Other members of the narcotic team on the ill-fated mission were two deputies from the Los Angeles County Sheriff's Department, one each from Riverside County and the Imperial County Sheriff's Departments, and three officers from the California National Guard. Operation DESERT RANGER has, in the past, involved personnel from the Drug Enforcement Administration, U.S. Customs, Border Patrol, San Bernardino County Sheriff and San Diego County Sheriff.
Deputy Tonkin joined the department on August 21, 1981. He was initially assigned to the Main Jail upon completing basic training. He worked a short time as a court bailiff and then assigned to North Patrol. Deputy Tonkin was assigned to the Career Criminal Apprehension Team in January of 1988.
To see the 1988 Department Bulletin that reported his death click: tonkin.pdf (1.23 mb)
The Orange County Register reported his death this way:
8 officers killed in copter crash
Orange County deputy among group involved in a drug-fighting mission
October 25, 1988
Byline: James V. Grimaldi; Edward Humes
The Register
An Orange County Sheriff's deputy, three local National Guardsmen and four other law-enforcement officers were killed Monday night when an Army National Guard helicopter from Los Alamitos crashed during a drug-fighting mission near the Mexican border.
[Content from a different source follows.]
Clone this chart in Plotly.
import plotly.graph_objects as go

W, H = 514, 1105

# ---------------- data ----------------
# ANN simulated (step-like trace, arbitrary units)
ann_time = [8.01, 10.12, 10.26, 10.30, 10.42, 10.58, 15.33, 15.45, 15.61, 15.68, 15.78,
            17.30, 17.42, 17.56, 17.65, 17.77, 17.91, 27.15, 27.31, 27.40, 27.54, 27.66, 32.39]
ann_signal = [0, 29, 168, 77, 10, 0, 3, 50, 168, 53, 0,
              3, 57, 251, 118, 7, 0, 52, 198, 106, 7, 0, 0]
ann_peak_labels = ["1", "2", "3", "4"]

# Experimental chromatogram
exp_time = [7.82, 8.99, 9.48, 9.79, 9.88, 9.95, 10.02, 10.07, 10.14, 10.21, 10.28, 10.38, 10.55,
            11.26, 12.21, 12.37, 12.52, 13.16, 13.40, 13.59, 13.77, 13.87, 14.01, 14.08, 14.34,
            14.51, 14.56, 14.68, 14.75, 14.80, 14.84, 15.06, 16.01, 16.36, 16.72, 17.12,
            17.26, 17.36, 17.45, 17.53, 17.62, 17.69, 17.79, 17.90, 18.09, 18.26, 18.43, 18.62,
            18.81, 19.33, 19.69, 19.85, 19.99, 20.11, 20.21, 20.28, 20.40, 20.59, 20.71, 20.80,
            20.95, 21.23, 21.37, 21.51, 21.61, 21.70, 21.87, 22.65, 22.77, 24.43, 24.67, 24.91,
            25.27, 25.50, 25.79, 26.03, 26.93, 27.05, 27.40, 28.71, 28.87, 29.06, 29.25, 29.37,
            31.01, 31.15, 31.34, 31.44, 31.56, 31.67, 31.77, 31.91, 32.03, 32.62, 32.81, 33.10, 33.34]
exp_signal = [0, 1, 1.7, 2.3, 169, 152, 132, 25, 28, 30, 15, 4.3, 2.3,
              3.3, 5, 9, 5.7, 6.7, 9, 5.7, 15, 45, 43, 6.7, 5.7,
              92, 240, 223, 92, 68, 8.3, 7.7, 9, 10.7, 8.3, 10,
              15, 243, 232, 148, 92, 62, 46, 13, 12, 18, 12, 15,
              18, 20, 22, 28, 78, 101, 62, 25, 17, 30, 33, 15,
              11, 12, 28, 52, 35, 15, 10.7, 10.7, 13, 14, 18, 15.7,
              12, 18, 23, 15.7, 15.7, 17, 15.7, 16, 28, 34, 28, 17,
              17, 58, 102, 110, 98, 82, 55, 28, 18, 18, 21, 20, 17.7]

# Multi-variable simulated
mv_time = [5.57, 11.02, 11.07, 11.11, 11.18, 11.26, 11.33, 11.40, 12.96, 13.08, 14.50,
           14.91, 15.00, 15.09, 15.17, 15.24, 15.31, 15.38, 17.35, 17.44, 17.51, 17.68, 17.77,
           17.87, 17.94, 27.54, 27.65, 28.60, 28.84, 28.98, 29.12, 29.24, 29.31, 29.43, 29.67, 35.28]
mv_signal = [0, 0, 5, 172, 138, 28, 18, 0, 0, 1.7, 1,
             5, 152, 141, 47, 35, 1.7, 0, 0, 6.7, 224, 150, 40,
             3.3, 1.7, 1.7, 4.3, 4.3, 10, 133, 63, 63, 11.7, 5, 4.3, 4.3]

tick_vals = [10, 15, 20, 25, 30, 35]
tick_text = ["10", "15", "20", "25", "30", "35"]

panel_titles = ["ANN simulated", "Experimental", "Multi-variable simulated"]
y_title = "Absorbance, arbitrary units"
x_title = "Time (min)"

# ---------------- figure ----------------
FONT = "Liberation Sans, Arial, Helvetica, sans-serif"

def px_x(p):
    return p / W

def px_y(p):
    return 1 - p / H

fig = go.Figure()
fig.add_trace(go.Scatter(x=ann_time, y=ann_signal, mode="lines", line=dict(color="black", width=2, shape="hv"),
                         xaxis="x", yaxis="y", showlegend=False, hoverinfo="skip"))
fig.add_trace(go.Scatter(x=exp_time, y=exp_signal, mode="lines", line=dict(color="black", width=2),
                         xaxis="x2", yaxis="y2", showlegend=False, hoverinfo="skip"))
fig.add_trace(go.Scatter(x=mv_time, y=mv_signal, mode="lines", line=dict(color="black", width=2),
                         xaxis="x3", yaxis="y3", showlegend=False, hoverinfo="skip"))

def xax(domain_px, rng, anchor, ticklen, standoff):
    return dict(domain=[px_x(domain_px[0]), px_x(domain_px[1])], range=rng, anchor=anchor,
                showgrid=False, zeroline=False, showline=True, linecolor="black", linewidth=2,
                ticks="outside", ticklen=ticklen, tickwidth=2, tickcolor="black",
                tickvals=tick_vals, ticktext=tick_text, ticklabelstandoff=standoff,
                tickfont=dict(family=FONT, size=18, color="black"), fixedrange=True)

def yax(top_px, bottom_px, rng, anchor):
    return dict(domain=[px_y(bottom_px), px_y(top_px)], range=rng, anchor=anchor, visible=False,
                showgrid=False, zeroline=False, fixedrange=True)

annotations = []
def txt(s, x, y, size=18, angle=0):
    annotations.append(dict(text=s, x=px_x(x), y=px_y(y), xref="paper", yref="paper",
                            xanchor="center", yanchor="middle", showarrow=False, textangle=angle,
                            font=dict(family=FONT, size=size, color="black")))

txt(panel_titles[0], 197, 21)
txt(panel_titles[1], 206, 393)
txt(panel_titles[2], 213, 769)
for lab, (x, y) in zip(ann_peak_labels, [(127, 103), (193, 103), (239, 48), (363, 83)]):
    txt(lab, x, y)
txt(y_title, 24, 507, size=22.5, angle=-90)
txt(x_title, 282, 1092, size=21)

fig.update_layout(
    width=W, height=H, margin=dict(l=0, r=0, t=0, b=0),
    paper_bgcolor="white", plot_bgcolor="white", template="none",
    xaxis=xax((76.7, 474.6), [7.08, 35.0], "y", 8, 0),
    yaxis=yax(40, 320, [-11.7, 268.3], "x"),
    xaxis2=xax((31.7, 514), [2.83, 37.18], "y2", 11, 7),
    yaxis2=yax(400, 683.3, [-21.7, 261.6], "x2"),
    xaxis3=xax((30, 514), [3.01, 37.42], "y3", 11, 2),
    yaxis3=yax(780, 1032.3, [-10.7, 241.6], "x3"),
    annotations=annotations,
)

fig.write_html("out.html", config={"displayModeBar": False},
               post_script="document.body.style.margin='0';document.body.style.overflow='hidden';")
The UH-1 Huey transport Deputy Mark Steven Tonkin hit a power line while in low-level flight chasing a vehicle, crashed and burned about 9:30 p.m., said Phil Jordan, spokesman for the California National Guard.
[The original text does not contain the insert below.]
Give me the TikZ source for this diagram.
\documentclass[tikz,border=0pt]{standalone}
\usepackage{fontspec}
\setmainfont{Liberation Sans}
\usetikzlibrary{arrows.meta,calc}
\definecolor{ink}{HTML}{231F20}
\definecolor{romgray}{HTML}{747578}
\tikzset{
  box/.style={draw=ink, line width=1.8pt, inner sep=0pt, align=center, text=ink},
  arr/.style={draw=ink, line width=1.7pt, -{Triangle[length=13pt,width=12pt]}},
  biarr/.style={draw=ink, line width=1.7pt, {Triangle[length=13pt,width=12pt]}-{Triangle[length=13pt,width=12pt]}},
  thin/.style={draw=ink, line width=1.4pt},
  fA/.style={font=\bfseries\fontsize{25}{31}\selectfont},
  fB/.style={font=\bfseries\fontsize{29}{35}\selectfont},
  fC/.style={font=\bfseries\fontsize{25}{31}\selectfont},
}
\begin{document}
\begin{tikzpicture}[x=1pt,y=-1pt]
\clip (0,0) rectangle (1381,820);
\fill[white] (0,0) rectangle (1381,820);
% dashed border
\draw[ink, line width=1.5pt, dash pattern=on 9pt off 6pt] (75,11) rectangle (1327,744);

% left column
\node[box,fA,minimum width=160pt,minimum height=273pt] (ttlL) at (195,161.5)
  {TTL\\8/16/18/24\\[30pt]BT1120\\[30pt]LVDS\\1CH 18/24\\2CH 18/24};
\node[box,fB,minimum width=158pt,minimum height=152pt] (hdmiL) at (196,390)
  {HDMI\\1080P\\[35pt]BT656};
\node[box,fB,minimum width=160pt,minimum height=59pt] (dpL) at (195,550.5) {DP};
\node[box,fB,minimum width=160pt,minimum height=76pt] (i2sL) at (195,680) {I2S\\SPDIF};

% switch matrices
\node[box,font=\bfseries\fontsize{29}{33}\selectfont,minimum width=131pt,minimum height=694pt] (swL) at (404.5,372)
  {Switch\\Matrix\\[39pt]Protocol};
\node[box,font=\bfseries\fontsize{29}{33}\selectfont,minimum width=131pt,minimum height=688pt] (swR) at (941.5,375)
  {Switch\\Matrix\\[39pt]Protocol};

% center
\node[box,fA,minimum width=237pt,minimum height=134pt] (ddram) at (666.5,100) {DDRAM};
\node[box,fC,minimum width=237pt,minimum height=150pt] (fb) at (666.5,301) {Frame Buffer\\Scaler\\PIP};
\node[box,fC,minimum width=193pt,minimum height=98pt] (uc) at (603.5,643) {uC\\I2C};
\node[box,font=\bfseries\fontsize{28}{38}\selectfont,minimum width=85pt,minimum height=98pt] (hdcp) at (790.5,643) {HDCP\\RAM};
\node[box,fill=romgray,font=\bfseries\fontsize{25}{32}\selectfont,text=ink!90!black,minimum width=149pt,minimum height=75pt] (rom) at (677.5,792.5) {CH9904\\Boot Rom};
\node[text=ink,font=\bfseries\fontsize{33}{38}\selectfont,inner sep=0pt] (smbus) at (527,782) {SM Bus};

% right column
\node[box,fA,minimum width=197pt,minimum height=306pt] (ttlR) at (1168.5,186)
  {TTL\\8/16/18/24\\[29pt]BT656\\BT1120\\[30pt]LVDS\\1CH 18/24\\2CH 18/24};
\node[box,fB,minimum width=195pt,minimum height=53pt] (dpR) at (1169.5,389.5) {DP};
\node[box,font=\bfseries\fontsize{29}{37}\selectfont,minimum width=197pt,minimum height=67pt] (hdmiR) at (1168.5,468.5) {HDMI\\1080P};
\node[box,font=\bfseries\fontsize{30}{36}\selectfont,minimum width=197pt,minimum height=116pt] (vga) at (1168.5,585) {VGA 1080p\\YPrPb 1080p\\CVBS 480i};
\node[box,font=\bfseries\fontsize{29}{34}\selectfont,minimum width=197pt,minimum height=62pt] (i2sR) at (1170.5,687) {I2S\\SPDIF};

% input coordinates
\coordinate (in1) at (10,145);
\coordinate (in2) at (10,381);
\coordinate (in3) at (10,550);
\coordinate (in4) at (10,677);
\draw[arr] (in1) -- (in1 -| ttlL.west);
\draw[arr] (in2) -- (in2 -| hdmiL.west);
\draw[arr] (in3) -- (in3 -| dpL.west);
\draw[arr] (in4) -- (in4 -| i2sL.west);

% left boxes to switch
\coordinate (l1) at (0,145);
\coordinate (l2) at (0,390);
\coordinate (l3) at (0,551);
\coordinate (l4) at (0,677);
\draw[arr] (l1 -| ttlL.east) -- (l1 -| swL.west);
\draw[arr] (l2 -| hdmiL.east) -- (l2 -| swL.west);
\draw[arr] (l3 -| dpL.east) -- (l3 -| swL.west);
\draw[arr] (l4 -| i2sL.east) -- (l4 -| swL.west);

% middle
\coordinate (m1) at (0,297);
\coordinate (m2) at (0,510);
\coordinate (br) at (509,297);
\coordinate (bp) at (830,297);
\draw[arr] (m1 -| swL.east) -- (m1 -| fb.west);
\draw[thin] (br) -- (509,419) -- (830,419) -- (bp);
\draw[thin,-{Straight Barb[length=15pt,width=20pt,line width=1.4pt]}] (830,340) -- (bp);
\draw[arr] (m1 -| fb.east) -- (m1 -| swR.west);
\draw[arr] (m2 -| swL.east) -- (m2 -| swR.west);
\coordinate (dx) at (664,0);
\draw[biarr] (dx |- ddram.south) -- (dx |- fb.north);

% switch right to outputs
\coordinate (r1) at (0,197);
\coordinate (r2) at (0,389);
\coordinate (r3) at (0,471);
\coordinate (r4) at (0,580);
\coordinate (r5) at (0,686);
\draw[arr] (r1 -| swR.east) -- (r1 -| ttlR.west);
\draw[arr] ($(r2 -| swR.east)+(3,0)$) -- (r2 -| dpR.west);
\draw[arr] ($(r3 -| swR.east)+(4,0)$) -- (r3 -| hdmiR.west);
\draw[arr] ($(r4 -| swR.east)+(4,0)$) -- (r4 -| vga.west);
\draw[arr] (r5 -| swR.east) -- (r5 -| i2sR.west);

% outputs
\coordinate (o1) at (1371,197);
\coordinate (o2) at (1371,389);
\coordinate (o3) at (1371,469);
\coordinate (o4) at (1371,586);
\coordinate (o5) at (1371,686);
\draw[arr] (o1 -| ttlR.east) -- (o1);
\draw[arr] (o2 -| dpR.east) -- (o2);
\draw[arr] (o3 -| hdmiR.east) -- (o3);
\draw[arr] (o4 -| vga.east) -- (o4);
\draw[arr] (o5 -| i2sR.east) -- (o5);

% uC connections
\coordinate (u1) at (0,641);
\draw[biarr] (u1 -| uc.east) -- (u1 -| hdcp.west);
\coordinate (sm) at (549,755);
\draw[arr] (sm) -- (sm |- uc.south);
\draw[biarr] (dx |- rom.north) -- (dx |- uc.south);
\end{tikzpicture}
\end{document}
The crash was in mountainous terrain near Ocotillo Wells, about 35 miles west of El Centro in Imperial County.
Killed were one deputy each from Orange, Imperial and Riverside counties and two deputies from Los Angeles County. The three-member California National Guard aircrew and their Vietnam-era chopper were from Company D, 140th Aviation Battalion, based at the Los Alamitos Armed Forces Reserve Center, Jordan said.
Two victims were identified this morning: Orange County Sheriff's Deputy Mark Steven Tonkin, 31, of Chino, who worked for seven years with the department and was assigned to the Career Criminal Apprehension Team; and Imperial County Sgt. Richard G. Romero, 39, a resident of El Centro and 14-year member of the Sheriff's office, Imperial County Sgt. Dan Ingle said.
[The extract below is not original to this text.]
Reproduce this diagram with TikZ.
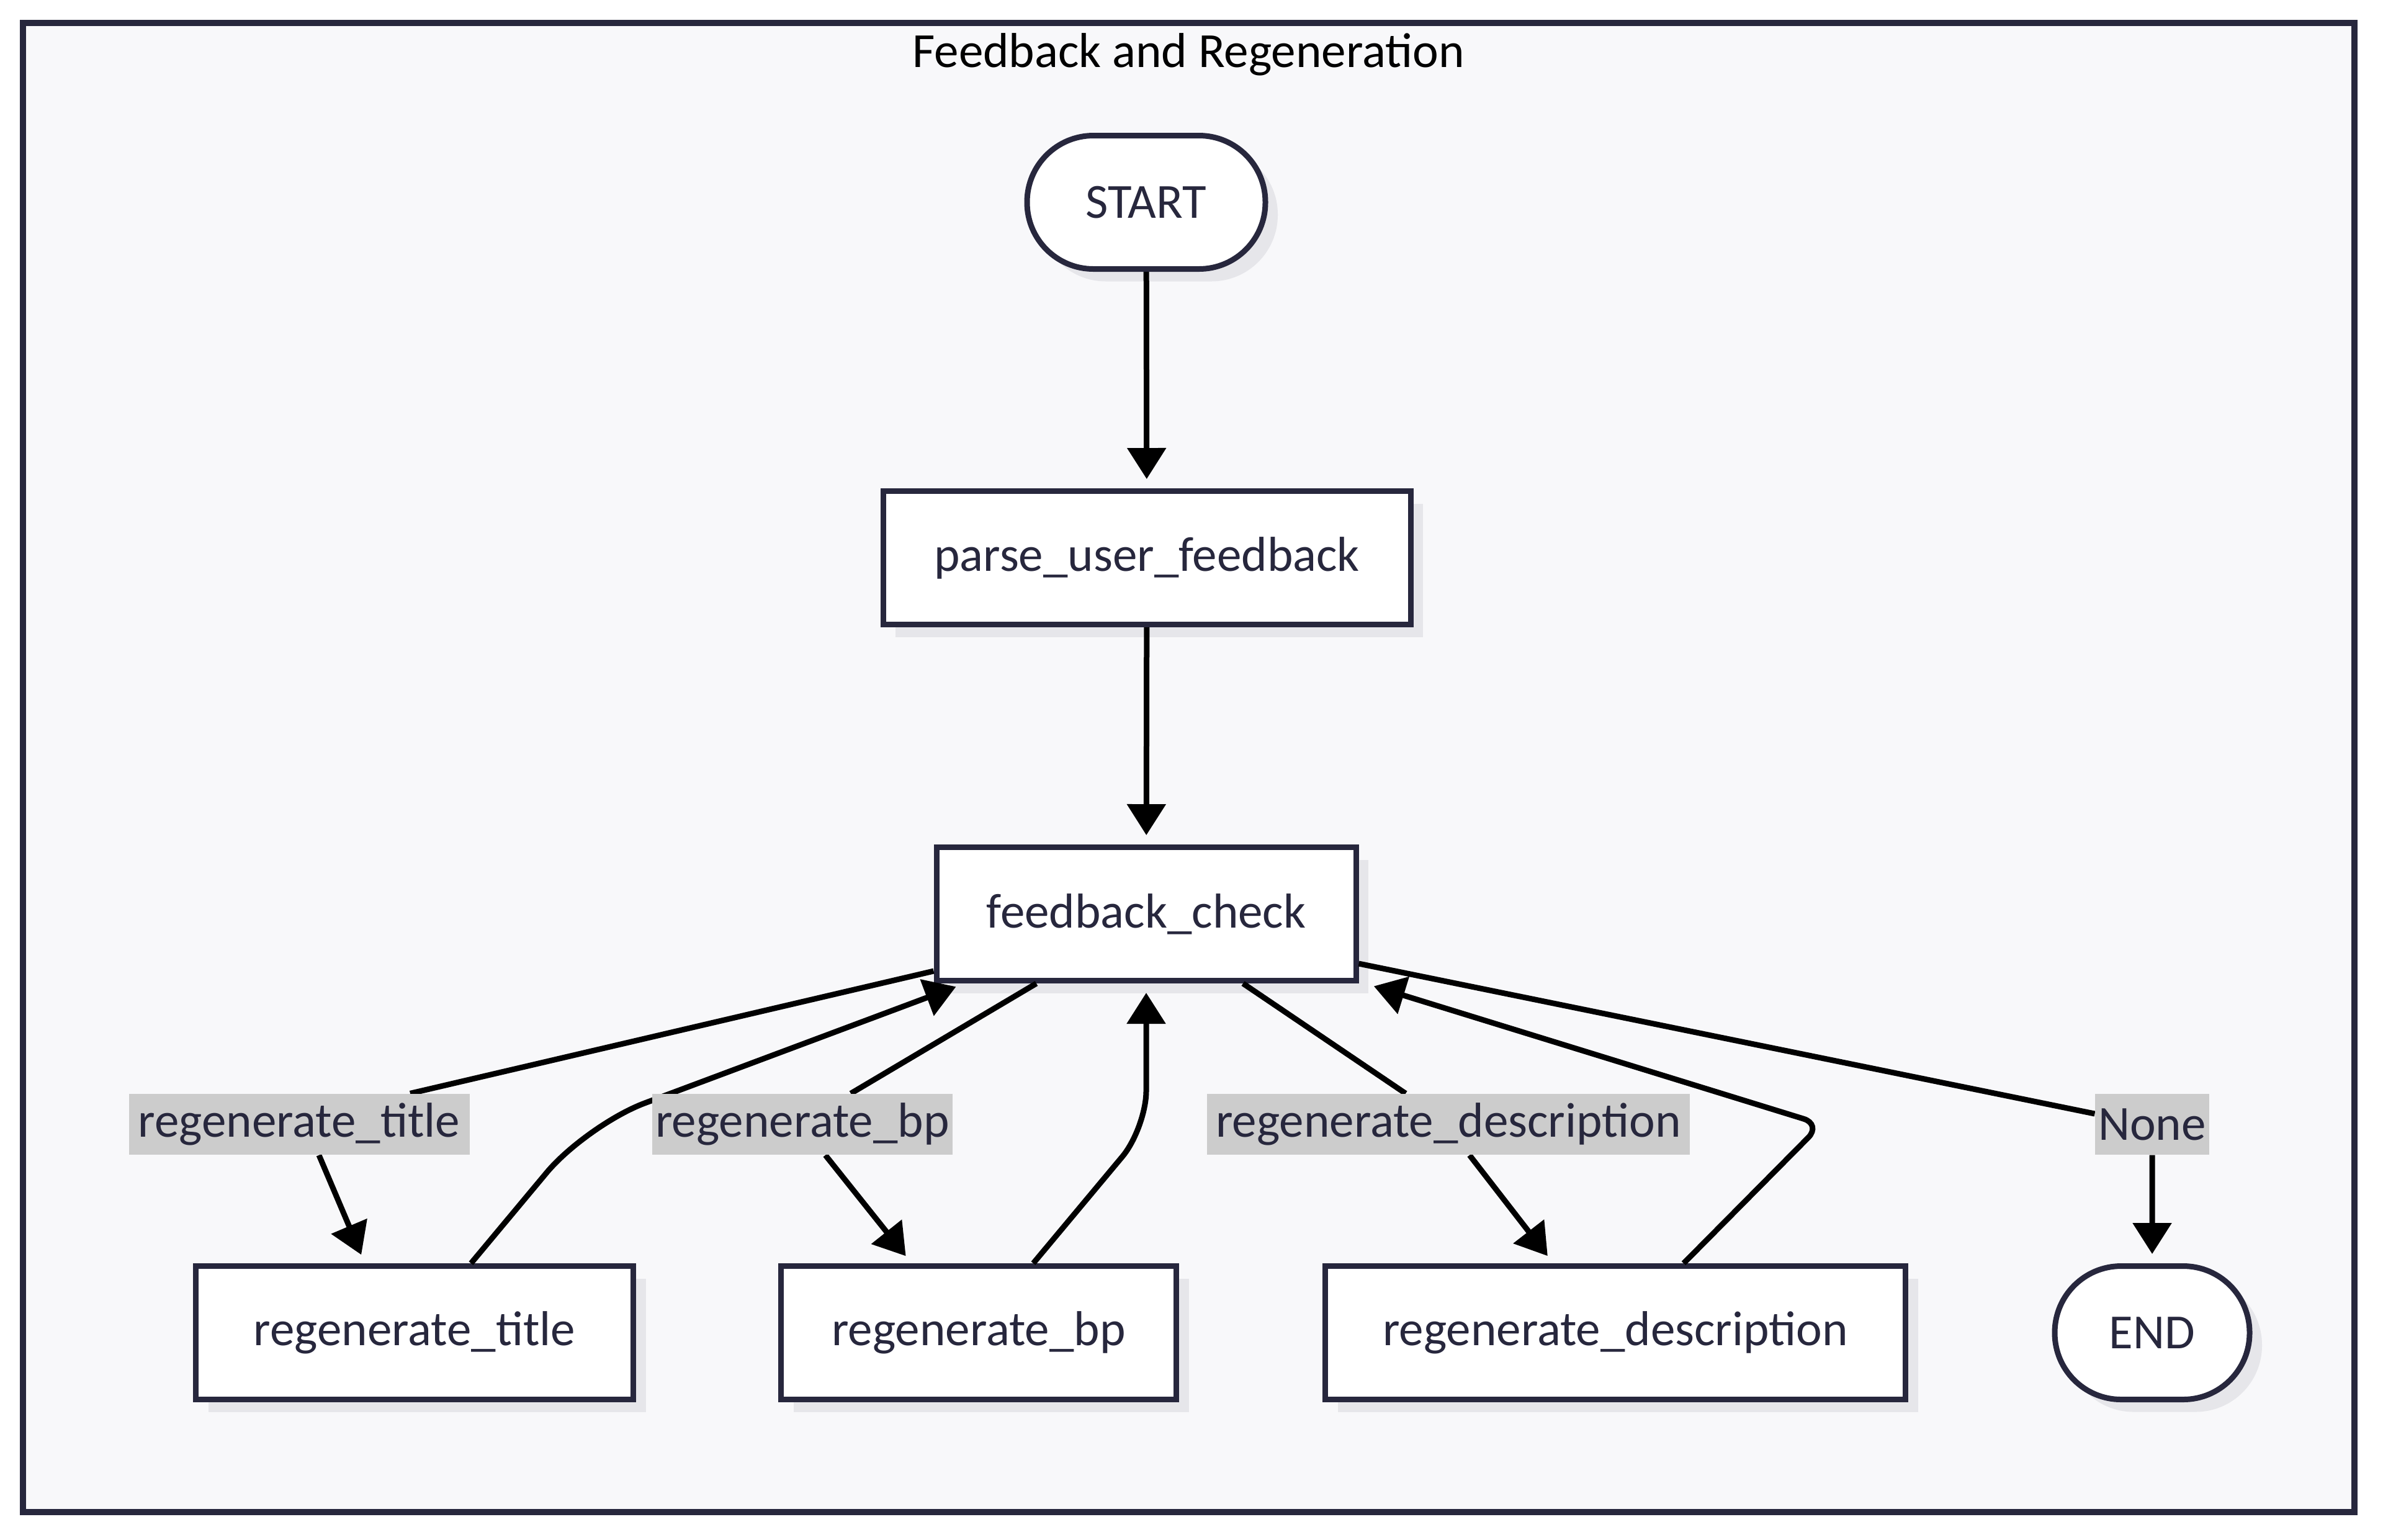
\documentclass[tikz,border=0pt]{standalone}
\usepackage{fontspec}
\setmainfont{Carlito}
\usepackage{tikz}
\usetikzlibrary{shapes,arrows,positioning,shadows,backgrounds,arrows.meta}
\definecolor{navy}{HTML}{27273D}
\definecolor{panel}{HTML}{F8F8FA}
\definecolor{shade}{HTML}{E6E6EA}
\definecolor{tagbg}{HTML}{CCCCCC}
\tikzstyle{proc} = [rectangle, draw=navy, line width=0.09cm, fill=white, text=navy, minimum height=2.15cm, drop shadow={shadow xshift=0.2cm, shadow yshift=-0.2cm, fill=shade, opacity=1}]
\tikzstyle{term} = [proc, rounded corners=1.07cm]
\tikzstyle{tag} = [fill=tagbg, text=navy, minimum height=0.98cm, inner xsep=0.05cm, inner ysep=0pt]
\tikzstyle{flow} = [-{Triangle[length=0.5cm,width=0.61cm]}, line width=0.09cm, shorten >=0.15cm]
\pgfdeclarelayer{front}
\pgfsetlayers{main,front}

\begin{document}
\begin{tikzpicture}[font=\fontsize{22.5}{27}\selectfont]
    \useasboundingbox[fill=white] (0,0) rectangle (38.4,-24.81);
    % Subgraph frame
    \draw[draw=navy, fill=panel, line width=0.1cm] (0.37,-0.37) rectangle (37.94,-24.37);
    \node (heading) at (19.15,-0.88) {Feedback and Regeneration};

    % Nodes
    \node[term, minimum width=3.84cm] (start) at (18.47,-3.26) {START};
    \node[proc, minimum width=8.50cm] (parse) at (18.48,-8.99) {parse\_user\_feedback};
    \node[proc, minimum width=6.76cm] (check) at (18.47,-14.73) {feedback\_check};
    \node[proc, minimum width=7.05cm] (title) at (6.68,-21.48) {regenerate\_title};
    \node[proc, minimum width=6.37cm] (bp) at (15.77,-21.48) {regenerate\_bp};
    \node[proc, minimum width=9.35cm] (desc) at (26.03,-21.48) {regenerate\_description};
    \node[term, minimum width=3.14cm] (end) at (34.68,-21.48) {END};

    % Edge labels
    \begin{pgfonlayer}{front}
    \node[tag, minimum width=5.49cm] (lbl1) at (4.82,-18.12) {regenerate\_title};
    \node[tag, minimum width=4.80cm] (lbl2) at (12.93,-18.12) {regenerate\_bp};
    \node[tag, minimum width=7.78cm] (lbl3) at (23.34,-18.12) {regenerate\_description};
    \node[tag, minimum width=1.62cm] (lbl4) at (34.68,-18.12) {None};
    \end{pgfonlayer}

    % Main flow
    \draw[flow] (start) -- (parse);
    \draw[flow] (parse) -- (check);

    % Branches out of feedback_check
    \draw[flow] ([yshift=0.2cm]check.south west) -- ([xshift=1.79cm]lbl1.north)
        ([xshift=0.32cm]lbl1.south) -- ([xshift=-0.8cm]title.north);
    \draw[flow] ([xshift=-1.77cm]check.south) -- ([xshift=0.78cm]lbl2.north)
        ([xshift=0.37cm]lbl2.south) -- ([xshift=-1.08cm]bp.north);
    \draw[flow] ([xshift=1.56cm]check.south) -- ([xshift=-0.69cm]lbl3.north)
        ([xshift=0.34cm]lbl3.south) -- ([xshift=-1.0cm]desc.north);
    \draw[flow] ([yshift=0.32cm]check.south east) -- ([yshift=0.17cm]lbl4.west)
        (lbl4.south) -- (end.north);

    % Loops back
    \draw[flow, rounded corners=1cm] ([xshift=0.91cm]title.north) -- (9.45,-18.13) -- ([xshift=0.5cm]check.south west);
    \draw[flow, rounded corners=0.6cm] ([xshift=0.88cm]bp.north) -- (18.47,-18.18) -- (check.south);
    \draw[flow, rounded corners=0.3cm] ([xshift=1.10cm]desc.north) -- (29.35,-18.12) -- ([xshift=0.1cm]check.south east);
\end{tikzpicture}
\end{document}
The names of the six others aboard were withheld until their families could be notified.
Orange County Sheriff Brad Gates flew to El Centro immediately after learning of the crash, sheriff's spokesman Lt. Richard Olson said.
The cause of the crash is under investigation by members of the Army Safety Center at Ft. Rucker, Ala., and California National Guard safety officers, who were are on their way to the crash site.
According to a news release, the UH-1H Army helicopter was "on a training mission in support of a drug task force."
Ingle said the law-enforcement officers were involved in a task force Operation Border Ranger, a cooperative border drug-interdiction effort between local and federal authorities, including the Drug Enforcement Administration, Customs and the Border Patrol.
The one-week operation was begun as a joint project of the San Diego, San Bernardino, Imperial, Orange, Los Angeles and Riverside counties, which each sent five or six deputies to take part in border surveillance, said Phil Donahue, head of the state Bureau of Narcotics Enforcement office in San Diego. Donahue said his agency played a support role in the operation.
He said numerous National Guard aircraft were involved and that the Border Patrol also contributed surveillance equipment and manpower to help stop the flow of drugs in a "highly concentrated, one-week operation."
Operation Border Ranger was intended to be covert until the crash, a sheriff's spokeswoman said. The operation was canceled today.
The crash occurred not far from the intersection of old Highway 80 and Interstate 8 at the bottom of the San Diego-Imperial County line mountain springs grade.
Meanwhile in Orange County, the Board of Supervisors ordered that county flags be placed at half-mast to mourn the death of the deputy.